L'Amour à  l'ombre

mis en ligne le 26 décembre 2003

Dans le courant de l'année 2000 paraissait le livre de Véronique Vasseur consacré à ce qu'elle avait pu constater dans le cadre de son travail à la prison de la Santé, à Paris[[Médecin-chef à la prison de la Santé, de Véronique Vasseur, Cherche Midi éditeur.]]. Ce témoignage, bien que très inférieur à beaucoup d'autres qui l'avaient précédé, était accablant, et résumait assez tristement la situation régnant dans les prisons de la République. Se contentant d'une simple observation des faits et faisant l'économie d'une réflexion plus générale sur l'enfermement et ses conséquences tragiques pour l'individu et la société, le livre connut pour cette raison la faveur des médias et provoqua, un temps, quelques remous, laissant croire à certains que la situation carcérale allait enfin évoluer positivement. Cette espérance naïve se trouvait encouragée alors par la présence de la gauche aux affaires et d'une femme au ministère de la Justice, données qui, on le sait, suffirent aux gogos pour se laisser griser avant de connaître des lendemains de gueule de bois.

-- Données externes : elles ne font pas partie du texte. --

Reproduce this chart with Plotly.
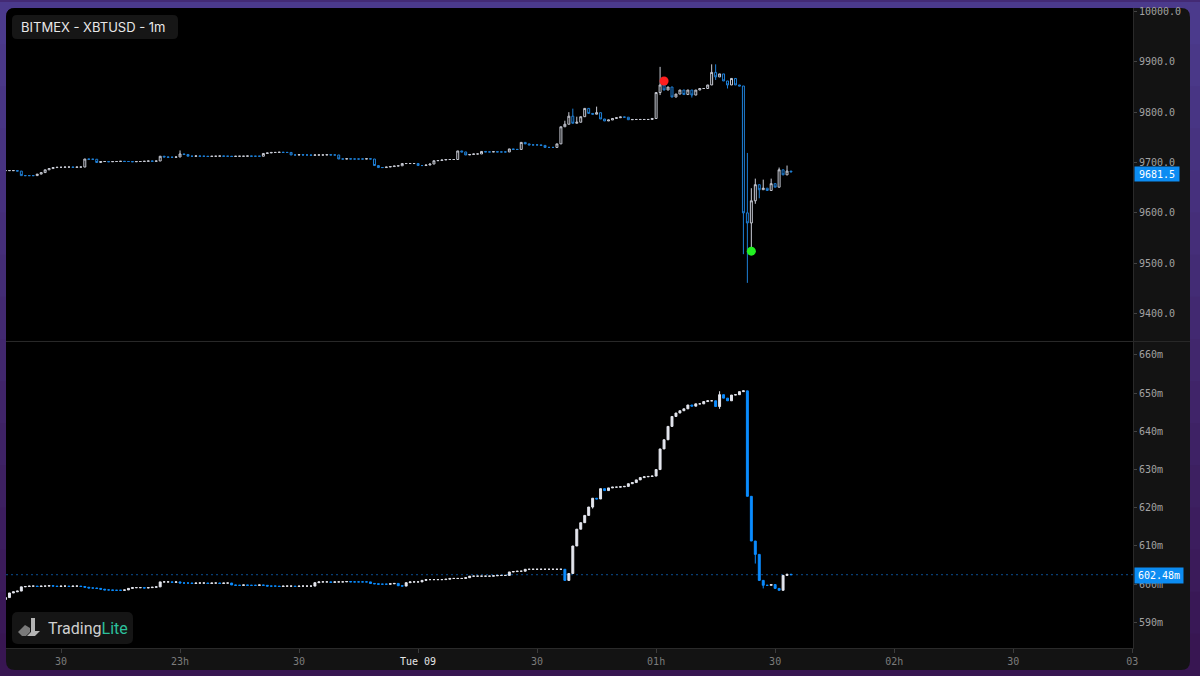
import pandas as pd
import plotly.graph_objects as go
from plotly.subplots import make_subplots

# ---------------- DATA ----------------
START = "2020-06-08 22:16"      # first 1-minute candle
M0 = -14                         # minute offset of first candle relative to 22:30

# XBTUSD 1m closes (22:16 .. 01:34)
price_close = [
    9684, 9684, 9684, 9683, 9674, 9674, 9674, 9674, 9677, 9680,
    9685.5, 9688, 9690, 9690.5, 9690.5, 9691, 9691, 9690.5, 9691, 9691,
    9707, 9706.5, 9706.5, 9700, 9702, 9702, 9701.5, 9702, 9702, 9702.5,
    9702, 9702, 9701.5, 9702, 9702, 9702.5, 9703, 9702.5, 9703, 9712.5,
    9711, 9710.5, 9710.5, 9711, 9717, 9716, 9712.5, 9712.5, 9713, 9712.5,
    9712.5, 9712, 9712.5, 9712.5, 9713, 9712.5, 9712.5, 9712, 9712.5, 9712.5,
    9712.5, 9713, 9712.5, 9712.5, 9712.5, 9718, 9719, 9720, 9720, 9720.5,
    9720, 9720, 9715, 9715, 9715.5, 9715, 9715, 9714.5, 9715, 9715,
    9715, 9715.5, 9715, 9715, 9707, 9707, 9707.5, 9707, 9707, 9707,
    9707, 9707.5, 9707, 9694, 9690, 9690, 9691, 9692, 9693, 9693.5,
    9698, 9698, 9698, 9698, 9694, 9694, 9695, 9697, 9703.5, 9704,
    9705, 9706, 9706, 9706, 9723, 9721, 9715, 9716, 9717, 9717,
    9722, 9721, 9721, 9721.5, 9721, 9721, 9721, 9727, 9726, 9726,
    9740, 9737, 9735, 9735, 9735, 9734, 9730, 9730, 9730, 9737,
    9771, 9776, 9792, 9778, 9780, 9791, 9807.5, 9797.5, 9796, 9799,
    9786.5, 9782.5, 9784.5, 9787.5, 9789, 9790.5, 9790, 9785, 9785.5, 9785.5,
    9785.5, 9785.5, 9785.5, 9787.5, 9839, 9854, 9844, 9850, 9830, 9836,
    9844, 9835, 9844, 9834, 9844, 9847, 9847, 9854, 9879, 9870,
    9876, 9862, 9854, 9867, 9854, 9852, 9600, 9580, 9624, 9656,
    9646, 9649, 9644.5, 9658, 9651, 9685.5, 9675.5, 9683, 9681.5,
]
price_first_open = 9684
price_high_wicks = {30: 9724, 127: 9783, 128: 9800, 129: 9807, 130: 9791, 135: 9811,
                    151: 9890, 152: 9865, 164: 9895, 165: 9895, 173: 9719, 174: 9649,
                    175: 9668, 177: 9666, 179: 9668, 181: 9690, 183: 9694}
price_low_wicks = {151: 9834, 159: 9829, 165: 9864, 168: 9847, 172: 9518, 173: 9461,
                   174: 9524, 175: 9618, 176: 9629}

# Open interest (millions) 1m closes
oi_close = [
    596.5, 597.7, 598.0, 598.2, 599.3, 599.4, 599.5, 599.5, 599.4, 599.5,
    599.5, 599.6, 599.5, 599.4, 599.5, 599.5, 599.4, 599.5, 599.5, 599.4,
    599.2, 599.0, 599.0, 598.9, 598.7, 598.5, 598.5, 598.4, 598.4, 598.4,
    598.5, 598.9, 599.1, 599.1, 599.1, 599.0, 599.1, 599.2, 599.3, 600.6,
    600.6, 600.6, 600.5, 600.6, 600.3, 600.3, 600.3, 600.2, 600.3, 600.3,
    600.3, 600.2, 600.3, 600.3, 600.2, 600.3, 600.3, 599.8, 599.7, 599.7,
    599.8, 599.7, 599.7, 599.7, 599.8, 599.7, 599.5, 599.5, 599.5, 599.4,
    599.5, 599.5, 599.5, 599.4, 599.5, 599.5, 599.5, 599.5, 600.4, 600.6,
    600.6, 600.6, 600.5, 600.6, 600.6, 600.6, 600.7, 600.6, 600.6, 600.6,
    600.6, 600.6, 600.2, 600.1, 600.0, 600.0, 600.0, 600.1, 600.2, 599.6,
    599.5, 600.4, 600.6, 600.6, 600.6, 601.0, 601.2, 601.2, 601.2, 601.2,
    601.2, 601.3, 601.5, 601.5, 601.5, 601.5, 601.7, 602.1, 602.1, 602.1,
    602.1, 602.1, 602.1, 602.2, 602.3, 602.3, 602.3, 603.2, 603.3, 603.4,
    603.4, 603.9, 603.9, 603.9, 603.9, 603.9, 603.9, 603.9, 603.9, 603.9,
    603.9, 601.0, 602.8, 610.0, 614.4, 616.1, 618.0, 620.2, 622.5, 622.3,
    625.0, 624.5, 625.2, 625.4, 625.4, 625.5, 625.6, 626.3, 626.6, 627.3,
    627.9, 628.1, 628.2, 628.3, 630.0, 635.4, 637.8, 641.3, 643.9, 644.8,
    645.4, 645.9, 646.9, 646.6, 647.2, 647.2, 647.8, 648.0, 648.0, 646.5,
    649.6, 648.7, 648.0, 649.5, 649.6, 650.4, 650.6, 623.0, 611.3, 607.8,
    601.0, 599.7, 599.7, 599.9, 598.9, 598.4, 602.3, 602.6, 602.48,
]
oi_first_open = 596.0
oi_high_wicks = {166: 650.5}
oi_low_wicks = {134: 619.8, 151: 631.9, 166: 645.9, 175: 605.4, 177: 598.9}

signal_sell_time, signal_sell_price = "2020-06-09 01:02", 9862
signal_buy_time, signal_buy_price = "2020-06-09 01:24", 9524

x_range = ["2020-06-08 22:16:08", "2020-06-09 03:00:12"]
x_tick_vals = ["2020-06-08 22:30", "2020-06-08 23:00", "2020-06-08 23:30",
               "2020-06-09 00:00", "2020-06-09 00:30", "2020-06-09 01:00",
               "2020-06-09 01:30", "2020-06-09 02:00", "2020-06-09 02:30",
               "2020-06-09 03:00"]
x_tick_text = ["30", "23h", "30", "<span style='color:#e6e6e6'>Tue 09</span>", "30",
               "01h", "30", "02h", "30", "03"]
last_price = 9681.5
last_oi = 602.48
price_range = [9345.6, 10006.9]
oi_range = [583.3, 663.4]


# ---------------- BUILD ----------------
def ohlc(close, first_open, hi, lo, m0):
    o, h, l = [], [], []
    prev = first_open
    for i, c in enumerate(close):
        m = i + m0
        o.append(prev)
        h.append(max(prev, c, hi.get(m, -1e12)))
        l.append(min(prev, c, lo.get(m, 1e12)))
        prev = c
    return o, h, l


times = pd.date_range(START, periods=len(price_close), freq="min")
p_open, p_high, p_low = ohlc(price_close, price_first_open, price_high_wicks, price_low_wicks, M0)
times_oi = pd.date_range(START, periods=len(oi_close), freq="min")
o_open, o_high, o_low = ohlc(oi_close, oi_first_open, oi_high_wicks, oi_low_wicks, M0)

W, H = 1200, 676
L, R, T, B = 6, 67, 6, 28
PW, PH = W - L - R, H - T - B


def px(x):
    return (x - L) / PW


def py(y):
    return (H - B - y) / PH


def rrect(x0, y0, x1, y1, r, corners=(1, 1, 1, 1)):
    tl, tr, br, bl = [r * c for c in corners]
    pts = []

    def P(x, y):
        return f"{px(x):.5f},{py(y):.5f}"
    pts.append(f"M{P(x0 + tl, y0)}")
    pts.append(f"L{P(x1 - tr, y0)}")
    if tr:
        pts.append(f"Q{P(x1, y0)} {P(x1, y0 + tr)}")
    pts.append(f"L{P(x1, y1 - br)}")
    if br:
        pts.append(f"Q{P(x1, y1)} {P(x1 - br, y1)}")
    pts.append(f"L{P(x0 + bl, y1)}")
    if bl:
        pts.append(f"Q{P(x0, y1)} {P(x0, y1 - bl)}")
    pts.append(f"L{P(x0, y0 + tl)}")
    if tl:
        pts.append(f"Q{P(x0, y0)} {P(x0 + tl, y0)}")
    pts.append("Z")
    return " ".join(pts)


def poly(points):
    return "M" + " L".join(f"{px(x):.5f},{py(y):.5f}" for x, y in points) + " Z"


fig = make_subplots(rows=2, cols=1, shared_xaxes=True, vertical_spacing=0.0)

fig.add_trace(go.Candlestick(
    x=times, open=p_open, high=p_high, low=p_low, close=price_close,
    increasing=dict(line=dict(color="#c9ccd6", width=1), fillcolor="#000000"),
    decreasing=dict(line=dict(color="#1f80d8", width=1), fillcolor="#000000"),
    whiskerwidth=0, hoverinfo="skip", showlegend=False), row=1, col=1)

fig.add_trace(go.Scatter(
    x=[signal_sell_time], y=[signal_sell_price], mode="markers",
    marker=dict(size=9, color="#ff1e1e"), hoverinfo="skip", showlegend=False), row=1, col=1)
fig.add_trace(go.Scatter(
    x=[signal_buy_time], y=[signal_buy_price], mode="markers",
    marker=dict(size=9, color="#22f022"), hoverinfo="skip", showlegend=False), row=1, col=1)

fig.add_trace(go.Candlestick(
    x=times_oi, open=o_open, high=o_high, low=o_low, close=oi_close,
    increasing=dict(line=dict(color="#e4e6ee", width=1), fillcolor="#e4e6ee"),
    decreasing=dict(line=dict(color="#0b8cff", width=1), fillcolor="#0b8cff"),
    whiskerwidth=0, hoverinfo="skip", showlegend=False), row=2, col=1)

shapes = []
# purple frame gradient
top_c, bot_c = (75, 58, 140), (56, 22, 82)
nb = 16
for i in range(nb):
    f = i / (nb - 1)
    c = tuple(round(top_c[k] + (bot_c[k] - top_c[k]) * f) for k in range(3))
    y0 = H * i / nb
    y1 = H * (i + 1) / nb + 1
    shapes.append(dict(type="rect", xref="paper", yref="paper", layer="below",
                       x0=px(-5), x1=px(W + 5), y0=py(y1), y1=py(y0),
                       line=dict(width=0), fillcolor="rgb(%d,%d,%d)" % c))
# panel
shapes.append(dict(type="path", xref="paper", yref="paper", layer="below",
                   path=rrect(6, 6, 1190, 670, 9), line=dict(width=0), fillcolor="#131313"))
# plot area
shapes.append(dict(type="path", xref="paper", yref="paper", layer="below",
                   path=rrect(6, 6, 1133, 648, 9, (1, 0, 0, 0)), line=dict(width=0),
                   fillcolor="#000000"))
# title box
shapes.append(dict(type="path", xref="paper", yref="paper", layer="below",
                   path=rrect(12, 13, 178, 37, 5), line=dict(width=0), fillcolor="#161616"))
# logo box
shapes.append(dict(type="path", xref="paper", yref="paper", layer="below",
                   path=rrect(12, 612, 133, 644, 6), line=dict(width=0), fillcolor="#151515"))
# logo glyph (stylised arrow "L")
shapes.append(dict(type="path", xref="paper", yref="paper", layer="below",
                   path=poly([(18, 632), (25, 625), (30, 628), (30, 632), (26, 636), (22, 636)]),
                   line=dict(width=0), fillcolor="#7a7a7a"))
shapes.append(dict(type="path", xref="paper", yref="paper", layer="below",
                   path=poly([(31, 618), (35, 618), (35, 631), (40, 631), (35, 636),
                              (27, 636), (31, 632)]),
                   line=dict(width=0), fillcolor="#b4b4b4"))
# pane separator
shapes.append(dict(type="line", xref="paper", yref="paper", layer="below",
                   x0=px(6), x1=px(1190), y0=py(340.5), y1=py(340.5),
                   line=dict(color="#2a2a2a", width=1)))
# last OI dotted line
shapes.append(dict(type="line", xref="paper", yref="y2", layer="below",
                   x0=0, x1=1, y0=last_oi, y1=last_oi,
                   line=dict(color="#0c4f92", width=1, dash="2px,3px")))

annotations = [
    dict(xref="paper", yref="paper", x=px(19), y=py(25), xanchor="left", yanchor="middle",
         text="BITMEX - XBTUSD - 1m", showarrow=False,
         font=dict(family="Inter, Roboto, sans-serif", size=13, color="#e8e8e8")),
    dict(xref="paper", yref="paper", x=px(46), y=py(628), xanchor="left", yanchor="middle",
         text="Trading<span style='color:#2cc09c'>Lite</span>", showarrow=False,
         font=dict(family="Roboto, sans-serif", size=16, color="#cfcfcf")),
    dict(xref="paper", yref="y", x=1, y=last_price, xanchor="left", yanchor="middle",
         xshift=1, yshift=-2, text="9681.5", showarrow=False, bgcolor="#0c8cf2",
         width=44, height=14, borderpad=0, align="center",
         font=dict(family="DejaVu Sans Mono, monospace", size=10, color="#ffffff")),
    dict(xref="paper", yref="y2", x=1, y=last_oi, xanchor="left", yanchor="middle",
         xshift=1, yshift=-1, text="602.48m", showarrow=False, bgcolor="#0c8cf2",
         width=48, height=15, borderpad=0, align="center",
         font=dict(family="DejaVu Sans Mono, monospace", size=10, color="#ffffff")),
]

tickfont_y = dict(family="DejaVu Sans Mono, monospace", size=10, color="#a2a2a2")
tickfont_x = dict(family="DejaVu Sans Mono, monospace", size=10, color="#7c7c7c")

fig.update_layout(
    width=W, height=H, autosize=False,
    margin=dict(l=L, r=R, t=T, b=B, pad=0),
    paper_bgcolor="#432a74", plot_bgcolor="rgba(0,0,0,0)",
    showlegend=False, hovermode=False,
    shapes=shapes, annotations=annotations,
)
fig.update_xaxes(type="date", range=x_range, rangeslider_visible=False, showgrid=False,
                 zeroline=False, tickvals=x_tick_vals, ticktext=x_tick_text)
fig.update_xaxes(showticklabels=False, ticks="", showline=False, row=1, col=1)
fig.update_xaxes(showticklabels=True, ticks="outside", ticklen=4, tickcolor="#3c3c3c",
                 showline=True, linecolor="#2a2a2a", linewidth=1, tickfont=tickfont_x,
                 row=2, col=1)

fig.update_yaxes(side="right", showgrid=False, zeroline=False, ticks="outside", ticklen=3,
                 tickcolor="#444444", showline=True, linecolor="#2a2a2a", linewidth=1,
                 tickfont=tickfont_y, fixedrange=True)
fig.update_yaxes(range=price_range, domain=[(648 - 340) / PH, 1.0], tickformat=".1f",
                 dtick=100, tick0=0, row=1, col=1)
fig.update_yaxes(range=oi_range, domain=[0.0, (648 - 341) / PH], tickformat="d",
                 ticksuffix="m", dtick=10, tick0=0, row=2, col=1)

fig.write_html("out.html", config={"displayModeBar": False, "staticPlot": True},
               post_script="document.body.style.margin='0';"
                           "document.body.style.overflow='hidden';"
                           "document.body.style.background='#432a74';")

Dans les mois qui suivirent cette parution, on vit fleurir un certain nombre d'articles, d'ouvrages, de reportages, inspirés le plus souvent par un désolant phénomène de mode, pour la plupart bâclés ou racoleurs, comme savent si bien le faire la presse écrite et la télévision.

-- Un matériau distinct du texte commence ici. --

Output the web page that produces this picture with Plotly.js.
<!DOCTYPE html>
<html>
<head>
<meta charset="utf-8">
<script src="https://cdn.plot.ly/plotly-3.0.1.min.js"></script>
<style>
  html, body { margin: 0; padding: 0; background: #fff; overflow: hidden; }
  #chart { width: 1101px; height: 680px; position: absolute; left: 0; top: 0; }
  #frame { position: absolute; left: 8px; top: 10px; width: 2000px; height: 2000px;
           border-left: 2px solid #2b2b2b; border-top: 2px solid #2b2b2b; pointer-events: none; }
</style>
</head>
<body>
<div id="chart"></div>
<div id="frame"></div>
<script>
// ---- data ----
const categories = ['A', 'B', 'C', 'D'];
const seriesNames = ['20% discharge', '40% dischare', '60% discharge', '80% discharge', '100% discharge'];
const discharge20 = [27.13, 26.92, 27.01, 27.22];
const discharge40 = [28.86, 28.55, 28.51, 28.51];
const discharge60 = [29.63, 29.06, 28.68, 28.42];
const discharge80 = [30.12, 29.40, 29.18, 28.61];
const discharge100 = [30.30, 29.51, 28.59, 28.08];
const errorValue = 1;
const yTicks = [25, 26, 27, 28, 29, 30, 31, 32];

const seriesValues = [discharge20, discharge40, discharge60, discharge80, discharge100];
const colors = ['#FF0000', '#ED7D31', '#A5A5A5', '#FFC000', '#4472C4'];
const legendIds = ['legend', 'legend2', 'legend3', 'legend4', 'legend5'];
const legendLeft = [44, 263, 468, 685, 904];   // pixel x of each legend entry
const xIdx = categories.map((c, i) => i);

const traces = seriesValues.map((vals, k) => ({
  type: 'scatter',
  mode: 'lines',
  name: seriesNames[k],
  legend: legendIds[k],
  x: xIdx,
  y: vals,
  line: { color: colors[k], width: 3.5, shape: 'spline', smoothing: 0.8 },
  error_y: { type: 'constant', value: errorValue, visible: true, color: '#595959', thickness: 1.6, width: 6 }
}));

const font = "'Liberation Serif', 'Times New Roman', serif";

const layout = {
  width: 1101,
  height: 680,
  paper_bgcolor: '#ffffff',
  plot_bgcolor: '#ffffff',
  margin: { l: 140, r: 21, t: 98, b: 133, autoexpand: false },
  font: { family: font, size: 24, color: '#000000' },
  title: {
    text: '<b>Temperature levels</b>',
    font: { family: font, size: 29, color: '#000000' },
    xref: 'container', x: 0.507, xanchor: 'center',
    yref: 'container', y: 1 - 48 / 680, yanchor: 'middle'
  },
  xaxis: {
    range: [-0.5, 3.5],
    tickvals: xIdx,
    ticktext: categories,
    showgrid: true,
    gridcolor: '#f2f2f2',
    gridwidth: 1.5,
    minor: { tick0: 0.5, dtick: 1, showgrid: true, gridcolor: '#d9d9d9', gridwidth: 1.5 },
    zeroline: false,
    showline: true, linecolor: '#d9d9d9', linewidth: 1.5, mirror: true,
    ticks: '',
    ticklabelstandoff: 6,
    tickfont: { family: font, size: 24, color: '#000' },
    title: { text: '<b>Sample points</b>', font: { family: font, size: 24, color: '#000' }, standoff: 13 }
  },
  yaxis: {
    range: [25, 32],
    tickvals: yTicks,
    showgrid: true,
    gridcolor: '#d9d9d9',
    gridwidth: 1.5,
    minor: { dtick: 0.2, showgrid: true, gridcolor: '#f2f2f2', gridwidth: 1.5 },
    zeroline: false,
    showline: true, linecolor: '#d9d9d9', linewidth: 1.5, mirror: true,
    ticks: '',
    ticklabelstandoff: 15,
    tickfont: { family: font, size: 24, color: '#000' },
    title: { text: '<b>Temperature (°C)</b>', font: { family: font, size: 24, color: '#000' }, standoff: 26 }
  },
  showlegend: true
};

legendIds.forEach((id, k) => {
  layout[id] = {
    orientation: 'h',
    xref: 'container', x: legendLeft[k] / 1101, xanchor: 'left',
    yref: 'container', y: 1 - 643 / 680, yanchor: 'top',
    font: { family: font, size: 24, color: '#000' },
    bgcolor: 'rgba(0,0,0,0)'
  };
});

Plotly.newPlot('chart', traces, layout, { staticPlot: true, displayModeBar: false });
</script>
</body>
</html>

Le réalisateur Alain-Michel Blanc, lui, a pris son temps pour traiter par l'image d'un sujet sulfureux, tabou dans le tabou, la sexualité en prison, que jusque-là seul Jacques Lesage de La Haye avait su magnifiquement évoquer par l'écrit[[La Guillotine du sexe, de Jacques Lesage de La Haye, éditions du Monde libertaire.]]. Il est d'abord allé à la rencontre de détenus, dans diverses prisons de France et du Canada, établissant avec chacun d'eux des liens de réelle confiance, avant de les placer devant sa caméra où ils témoignent de ce qu'est ou de ce que fut leur vie carcérale sur le plan sexuel. L'existence, depuis près de trente ans, d'unités de visites familiales privées au Canada[[Il en existe près d'une quarantaine pour le seul Québec, et le système s'étend bien sûr au Canada tout entier.]] ne plaide évidemment pas en faveur des cachots de la démocratie française, véritables pourrissoirs qui apparaissent ici, grâce aux témoignages de leurs victimes et aux images admirables et terribles de l'auteur du documentaire, dans toute leur indignité. Et ça n'est pas l'ouverture, depuis septembre 2003 à la prison pour femmes de Rennes, d'une unité expérimentale de vie familiale (UEVF)[[On goûtera comme il se doit, dans cette appellation, le terme « expérimentale », qui promet déjà la fin d'une mise en œuvre qu'une opinion publique vautrée dans sa bêtise, la permanente malfaisance des syndicats de surveillants et la lâcheté des politiciens n'ont cessé de retarder et de limiter.]] et le projet d'en créer deux autres à Poissy et à Saint-Martin-de-Ré qui peuvent prétendre modifier sensiblement la situation désastreuse des quelque cent quatre-vingts lieux d'incarcération de l'Hexagone.

L'un des grands mérites d'Alain-Michel Blanc est d'avoir su s'effacer, pour ne laisser la parole qu'aux seuls prisonniers et parfois à leurs compagnes. Et cette parole suffit pour que tout soit dit, de la misère, de la violence, du désespoir, du sordide, de l'humiliation, de l'ignominie de cette « guillotine du sexe » à la française. Mise à part la trop brève apparition à l'écran de l'ami Jacques Lesage de La Haye, pour un nécessaire rappel historique, nul discours extérieur manipulateur, nulle conclusion imposée, nulle morale de pacotille, nul apitoiement de sacristie. Les images et les détenus « parlent », dans tous les sens du terme, et le spectateur, qu'on ne prend ici ni pour un simplet ni pour un gibier d'audimat, saura seul se faire une idée sur la question traitée.

Il est rare que notre journal appelle à s'installer devant un poste de télévision. Faites-le pourtant le 14 novembre au soir, car ce film d'Alain-Michel Blanc, le premier à oser traiter d'un sujet largement maintenu par tous dans le silence et l'ignorance, est tout bonnement admirable. C'est assurément l'un des plus formidables plaidoyers contre la barbarie carcérale qu'il vous sera donné de voir.